RICHMOND — It stuns Karl Mogensen that anyone could think Asha would ever hurt anyone.
“She’s probably similar to a golden retriever under your coffee table,” Mogensen said.
Asha is a 9,600-pound African elephant. She’s about 36 years old, and she’s been a regular fixture at the Natural Bridge Zoo in Rockbridge County since she arrived there as an orphan 35 years ago.
About three times a day, people climb up onto her back and take her for a ride. Mogensen said he’s never had an incident in which Asha has hurt anyone.
She’s the only known elephant that lives year-round in Virginia that people can get close to and ride.
The General Assembly nearly put a stop to that. State Sen. Lionell Spruill, D-Chesapeake, introduced a bill that prohibits keepers of “dangerous captive animals” from allowing people to come in direct contact with the animals. The original legislation listed “dangerous captive animals” as bears, cougars, elephants, jaguars, leopards, lions, primates or tigers. A violation would be a Class 3 misdemeanor, and the keeper would face a fine of up to $500.
“We’re trying to keep from touching or riding wild animals,” Spruill said.
After some advocacy work from Mogensen and a Shenandoah Valley senator’s amusing memory of Asha, the legislation eventually got changed to exclude elephants. The Senate voted 31-8 on Monday to pass the bill.
“We’re happy elephants were excluded,” Mogensen said Monday. “They tried to list her as a dangerous animal.”
Mogensen said he has been discussing the legislation with attorneys and groups that advocate for animal owners, and they’re keeping an eye on it in case an effort is made to insert elephants back into the proposal.
Mogensen came to the Capitol last month to speak against the original proposal, telling a panel of lawmakers focused on issues related to animals that Asha loves giving people rides.
“This elephant gets the very best of care,” Mogensen said.
Spruill was torn, suggesting the possibility that the bill could be written in a way to exempt Asha.
“Just by their very size and nature, they can be very dangerous,” said Sen. David Marsden, D-Fairfax.
This specific panel that deals with animals can draw impassioned animal-lovers. It discusses issues like animal testing and euthanasia of animals in shelters.
A few different organizations favoring the bill wanted elephants included. The speakers were all aware of Natural Bridge Zoo and Asha, and their groups have tangled with the zoo for years.
The organizations have been involved in stealth visits to the zoo to collect information to complain to the U.S. Department of Agriculture and the Virginia Department of Game and Inland Fisheries. Both agencies license and inspect zoos.
“The bill eliminates public contact to protect both animal welfare and public safety,” said Molly Armus, the Virginia state director for The Humane Society.
In 2017, a spokeswoman for the U.S. Department of Agriculture confirmed that it was investigating the zoo as part of a formal process that could lead to an administrative law proceeding to determine whether its license should be suspended or revoked.

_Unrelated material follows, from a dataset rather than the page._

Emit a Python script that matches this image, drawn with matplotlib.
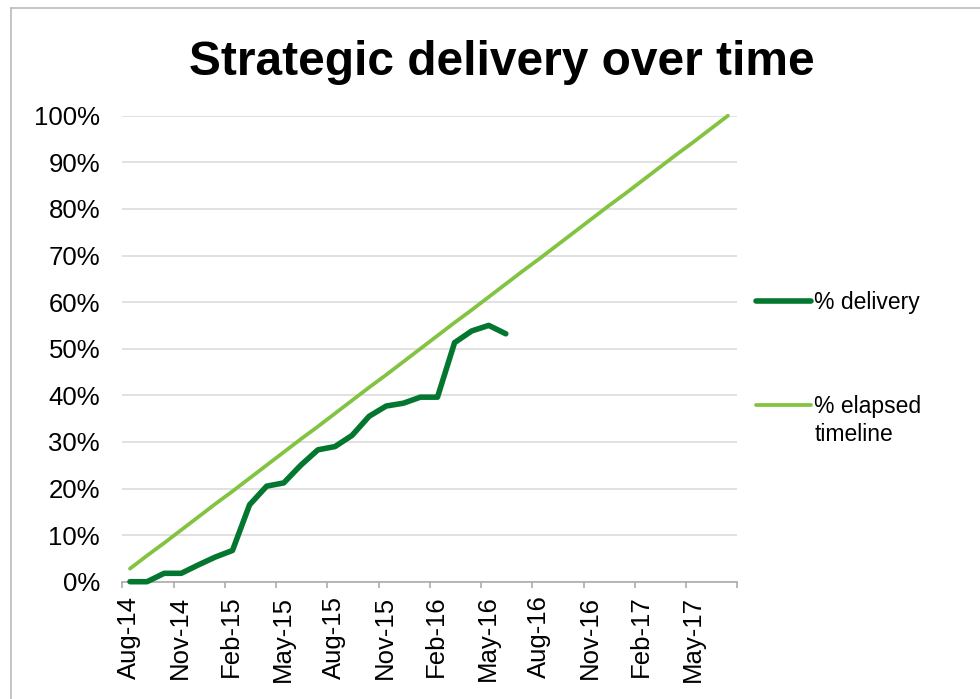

At the time, inspections by the agency had found more than 30 violations of the Animal Welfare Act, including inadequate veterinary care, deteriorating buildings, cramped enclosures, a lack of perimeter fencing and a rat infestation. It also found a flimsy fence separating Asha from visitors.
A USDA spokeswoman has since said the agency no longer comments on whether a formal investigation is pending.

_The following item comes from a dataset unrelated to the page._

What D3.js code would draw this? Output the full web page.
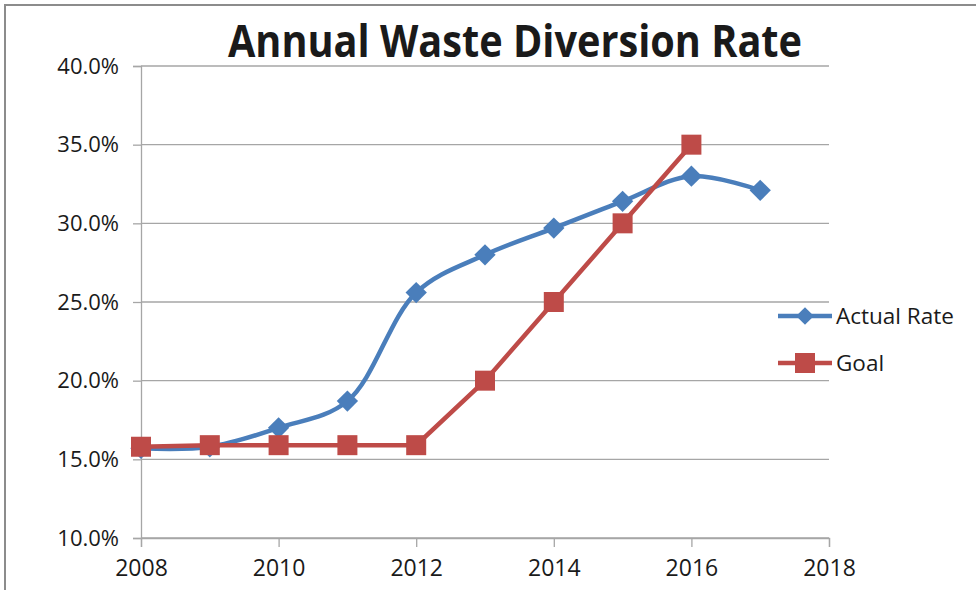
<!DOCTYPE html>
<html>
<head>
<meta charset="utf-8">
<script src="https://cdn.jsdelivr.net/npm/d3@7"></script>
<style>
  body { margin: 0; background: #fff; }
  text { font-family: "Open Sans", "Noto Sans", sans-serif; fill: #1a1a1a; }
</style>
</head>
<body>
<script>
// data
var years = [2008, 2009, 2010, 2011, 2012, 2013, 2014, 2015, 2016, 2017];
var actualRate = [0.157, 0.158, 0.170, 0.187, 0.256, 0.280, 0.297, 0.314, 0.330, 0.321];
var goalYears = [2008, 2009, 2010, 2011, 2012, 2013, 2014, 2015, 2016];
var goal = [0.158, 0.159, 0.159, 0.159, 0.159, 0.20, 0.25, 0.30, 0.35];
var xTicks = [2008, 2010, 2012, 2014, 2016, 2018];
var yTicks = [0.10, 0.15, 0.20, 0.25, 0.30, 0.35, 0.40];
var seriesNames = ["Actual Rate", "Goal"];

var width = 976, height = 590;
var blue = "#4a7ebb", red = "#be4b48";

var svg = d3.select("body").append("svg")
    .attr("width", width)
    .attr("height", height);

svg.append("rect")
    .attr("x", 5).attr("y", 5)
    .attr("width", width + 10).attr("height", height + 10)
    .attr("fill", "#fff")
    .attr("stroke", "#8c8c8c")
    .attr("stroke-width", 2);

var x = d3.scaleLinear().domain([2008, 2018]).range([141, 829]);
var y = d3.scaleLinear().domain([0.10, 0.40]).range([538, 66]);

// gridlines
svg.append("g")
    .selectAll("line")
    .data(yTicks)
    .join("line")
    .attr("x1", x(2008)).attr("x2", x(2018))
    .attr("y1", function(d){ return y(d); })
    .attr("y2", function(d){ return y(d); })
    .attr("stroke", "#a6a6a6")
    .attr("stroke-width", 1.3);

var yAxis = svg.append("g")
    .attr("transform", "translate(" + x(2008) + ",0)")
    .call(d3.axisLeft(y).tickValues(yTicks).tickFormat(d3.format(".1%")).tickSize(8).tickPadding(14));

var xAxis = svg.append("g")
    .attr("transform", "translate(0," + y(0.10) + ")")
    .call(d3.axisBottom(x).tickValues(xTicks).tickFormat(d3.format("d")).tickSize(9).tickPadding(13));

[yAxis, xAxis].forEach(function(a){
    a.select(".domain").attr("stroke", "#a6a6a6").attr("stroke-width", 1.3);
    a.selectAll(".tick line").attr("stroke", "#a6a6a6").attr("stroke-width", 1.3);
    a.selectAll("text").attr("fill", "#1a1a1a");
});
yAxis.selectAll("text").style("font-size", "22px");
xAxis.selectAll("text").style("font-size", "23px");

// title
svg.append("text")
    .attr("x", 515).attr("y", 57)
    .attr("text-anchor", "middle")
    .attr("textLength", 574)
    .attr("lengthAdjust", "spacingAndGlyphs")
    .style("font-size", "45px")
    .style("font-weight", "bold")
    .attr("fill", "#000")
    .text("Annual Waste Diversion Rate");

var actualData = years.map(function(d, i){ return {x: d, y: actualRate[i]}; });
var goalData = goalYears.map(function(d, i){ return {x: d, y: goal[i]}; });

var smooth = d3.line()
    .x(function(d){ return x(d.x); })
    .y(function(d){ return y(d.y); })
    .curve(d3.curveCatmullRom.alpha(0.5));

var straight = d3.line()
    .x(function(d){ return x(d.x); })
    .y(function(d){ return y(d.y); });

var diamond = d3.symbol().type(d3.symbolDiamond2).size(290);

svg.append("path")
    .datum(actualData)
    .attr("d", smooth)
    .attr("fill", "none")
    .attr("stroke", blue)
    .attr("stroke-width", 4.5);

svg.append("g")
    .selectAll("path")
    .data(actualData)
    .join("path")
    .attr("transform", function(d){ return "translate(" + x(d.x) + "," + y(d.y) + ")"; })
    .attr("d", diamond)
    .attr("fill", blue);

svg.append("path")
    .datum(goalData)
    .attr("d", straight)
    .attr("fill", "none")
    .attr("stroke", red)
    .attr("stroke-width", 4.5);

svg.append("g")
    .selectAll("rect")
    .data(goalData)
    .join("rect")
    .attr("x", function(d){ return x(d.x) - 10; })
    .attr("y", function(d){ return y(d.y) - 10; })
    .attr("width", 20).attr("height", 20)
    .attr("fill", red);

// legend
var legend = svg.append("g");
var legendY = [316, 363];
[blue, red].forEach(function(c, i){
    var g = legend.append("g").attr("transform", "translate(0," + legendY[i] + ")");
    g.append("line").attr("x1", 778).attr("x2", 832).attr("y1", 0).attr("y2", 0)
        .attr("stroke", c).attr("stroke-width", 4.5);
    if (i === 0) {
        g.append("path").attr("transform", "translate(805,0)")
            .attr("d", d3.symbol().type(d3.symbolDiamond2).size(200)).attr("fill", c);
    } else {
        g.append("rect").attr("x", 795).attr("y", -10).attr("width", 20).attr("height", 20).attr("fill", c);
    }
    g.append("text").attr("x", 836).attr("y", 8)
        .style("font-size", "22.5px")
        .text(seriesNames[i]);
});
</script>
</body>
</html>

But Lisa Wathne, a strategist with the captive wildlife protection program of The Humane Society of the United States, said her group was told by a USDA administrator in late January that the investigation is still open.
The panel of lawmakers kept elephants in the bill and moved it forward through the legislature.

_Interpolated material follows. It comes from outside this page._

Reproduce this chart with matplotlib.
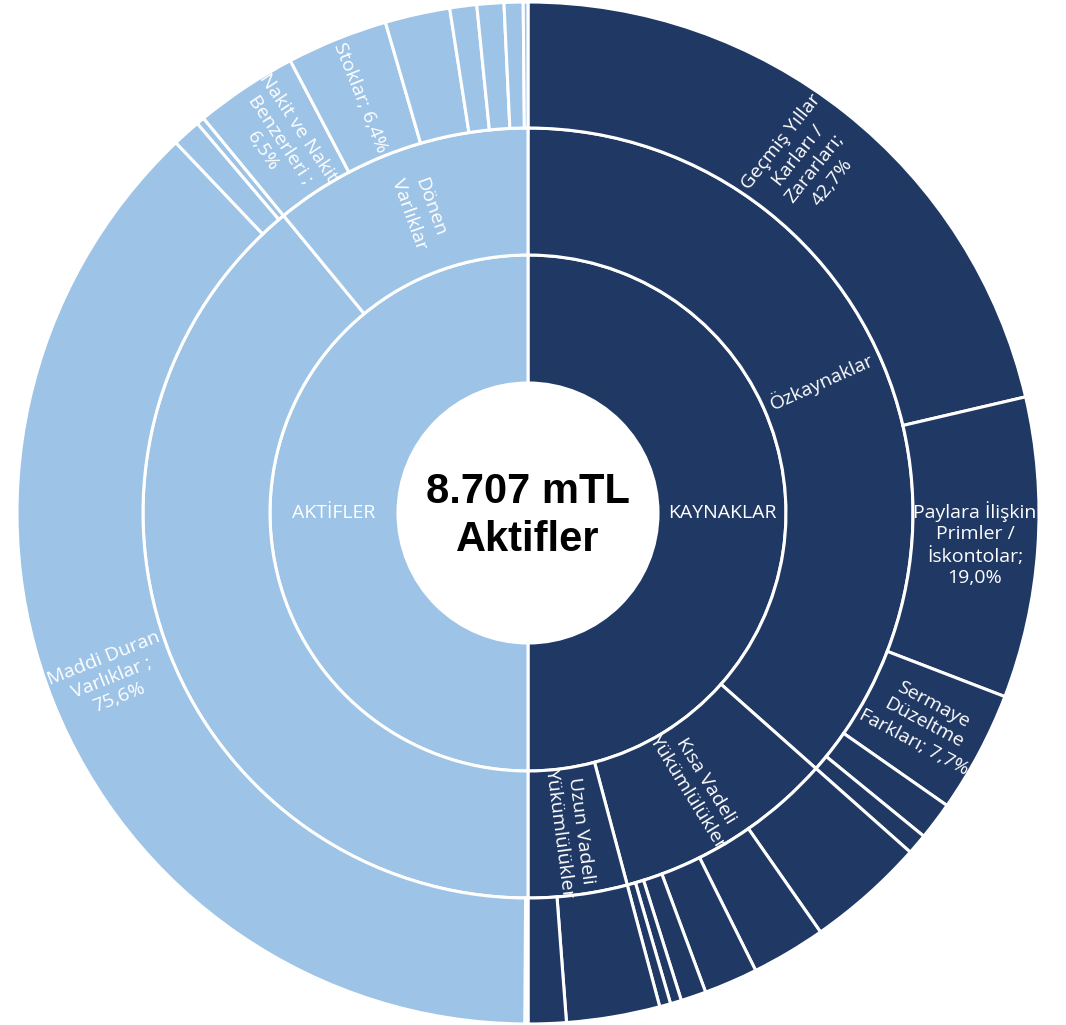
"""Bilanço sunburst: AKTİFLER / KAYNAKLAR, three nested rings drawn with ax.pie."""
import numpy as np
import matplotlib
matplotlib.use("Agg")
import matplotlib.pyplot as plt

DARK = "#203864"    # kaynaklar
LIGHT = "#9DC3E6"   # aktifler

# outer ring, % of each side, clockwise from 12 o'clock
ozkaynaklar = [42.7, 19.0, 7.7, 2.4, 1.3]
kisa_vadeli = [7.5, 4.7, 3.4, 1.6, 0.7, 0.7]
uzun_vadeli = [5.9, 2.4]
duran = [0.2, 75.6, 1.8, 0.5]
donen = [6.5, 6.4, 4.1, 1.7, 1.7, 1.2, 0.3]

outer_labels = (
    ["Geçmiş Yıllar\nKarları /\nZararları;\n42,7%",
     "Paylara İlişkin\nPrimler /\nİskontolar;\n19,0%",
     "Sermaye\nDüzeltme\nFarkları; 7,7%", "", ""]
    + [""] * len(kisa_vadeli) + [""] * len(uzun_vadeli)
    + ["", "Maddi Duran\nVarlıklar ;\n75,6%", "", ""]
    + ["Nakit ve Nakit\nBenzerleri ;\n6,5%", "Stoklar; 6,4%", "", "", "", "", ""]
)
groups = [ozkaynaklar, kisa_vadeli, uzun_vadeli, duran, donen]
group_labels = ["Özkaynaklar", "Kısa Vadeli\nYükümlülükler",
                "Uzun Vadeli\nYükümlülükler", "", "Dönen\nVarlıklar"]
group_side = [0, 0, 0, 1, 1]
side_labels = ["KAYNAKLAR", "AKTİFLER"]
center_text = "8.707 mTL\nAktifler"

outer_vals = sum(groups, [])
group_vals = [sum(g) for g in groups]
side_vals = [sum(v for v, s in zip(group_vals, group_side) if s == k) for k in (0, 1)]
side_cols = [DARK, LIGHT]

# geometry in pixels -> unit radius
R = 511.0
CX, CY = 528.0, 513.0
W, H = 1066, 1025
r3, r2, r1, r0 = 1.0, 385 / R, 258 / R, 130 / R

fig = plt.figure(figsize=(W / 100, H / 100), dpi=100)
ax = fig.add_axes([0, 0, 1, 1])

wp = dict(edgecolor="white", linewidth=2.2)
rings = [
    (side_vals, side_labels, [side_cols[k] for k in (0, 1)], r1, r1 - r0),
    (group_vals, group_labels, [side_cols[s] for s in group_side], r2, r2 - r1),
    (outer_vals, outer_labels,
     [side_cols[s] for g, s in zip(groups, group_side) for _ in g], r3, r3 - r2),
]

for vals, labels, cols, rad, width in rings:
    wedges, _ = ax.pie(vals, radius=rad, colors=cols, startangle=90,
                       counterclock=False, wedgeprops=dict(width=width, **wp))
    for w, lab in zip(wedges, labels):
        if not lab:
            continue
        mid = np.radians((w.theta1 + w.theta2) / 2)
        rm = w.r - w.width / 2
        rot = np.degrees(mid)
        rot = (rot + 180) % 360 - 180
        if abs(rot) > 90:
            rot = rot - 180 if rot > 0 else rot + 180
        if abs(rot) < 8:
            rot = 0
        ax.text(rm * np.cos(mid), rm * np.sin(mid), lab, rotation=rot,
                rotation_mode="anchor", ha="center", va="center",
                multialignment="center", color="white", fontsize=14,
                family="Open Sans", linespacing=1.25)

ax.text(0, -0.006, center_text, ha="center", va="center", fontsize=30,
        fontweight="bold", family="Liberation Sans", linespacing=1.25)

ax.set_xlim(-CX / R, (W - CX) / R)
ax.set_ylim(-(H - CY) / R, CY / R)
ax.set_aspect("equal", adjustable="box")
ax.axis("off")
fig.savefig("out.png", dpi=100, facecolor="white")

But a week later, another committee of lawmakers discussed the bill, and it triggered a fond memory of Asha from Sen. Emmett Hanger, R-Augusta.
Hanger smiled and chuckled as he told a story about how he and Jim Gilmore, who was running for governor, were campaigning in Rockbridge County. Hanger was at the Natural Bridge Hotel and Conference Center when he felt a tickle on the back of his neck. He turned around, and realized Asha was tickling him with her trunk.
“It was funny,” he said.
Hanger suggested removing elephants from the list of animals, and the agriculture committee agreed to that change.
Sen. Jennifer McClellan, D-Richmond, questioned the vagueness of the bill. Her young son loves elephants, so she’s learned a lot about the animal that’s the symbol of the Republican Party.
McClellan said some zoos have secure exhibits that allow people to feed elephants or touch their hide as part of an educational presentation. She said this bill would exclude that type of activity at a zoo in Virginia if it wanted to do that.
“I promise I will never bring another bill dealing with an animal,” Spruill said.
Staff writer Laurence Hammack contributed to this report.